The National Association of Independent Housing Professionals on Monday sued the Federal Reserve Board in U.S. District Court, seeking to block the agency's controversial loan officer compensation rule, which becomes operative April 1.
Under the regulation, payments to a loan officer (be it a loan broker or otherwise) cannot be based on a loan's interest rate or other terms.

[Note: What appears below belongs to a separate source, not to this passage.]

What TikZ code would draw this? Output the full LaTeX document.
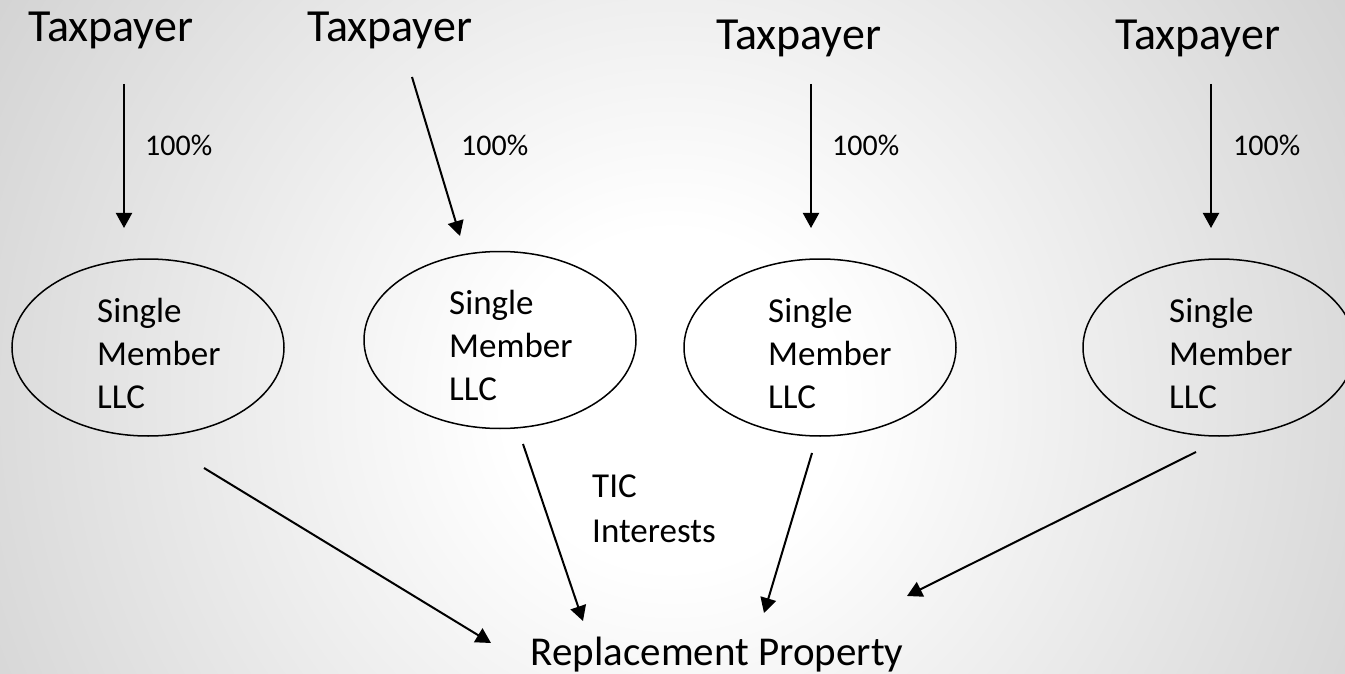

Also, the Fed is banning LOs from receiving compensation payments from both a borrower and a lender on the same deal.
NAIHP president Marc Savitt said he believes the rule is illegal and should be withdrawn because the agency "failed to demonstrate even a remote correlation between a mortgage loan originator's compensation and abusive, deceptive or unfair practices."
In early February, a division of the Small Business Administration officially asked the Fed to postpone the April 1 implementation date of the rule, saying the central bank did not provide "sufficient" or "proper" guidance for small mortgage firms and loan brokers to comply with the new requirements.
At press time a spokeswoman for the agency said, "We are not able to comment on this action."
NAIHP's motion was filed in the District of Columbia.
The trade group was formed in early 2010 by Savitt, a West Virginia loan broker, and a past annual president of the National Association of Mortgage Brokers. (NAMB is not a party to the filing, and is planning a separate lawsuit against the Fed.)
In a recent interview with National Mortgage News, Savitt said the LO rule will not only hurt brokers, but reduce loan choices for consumers, and leave the mortgage industry squarely in the hands of the nation's megabanks, namely Wells Fargo & Co., Bank of America, and JPMorgan Chase.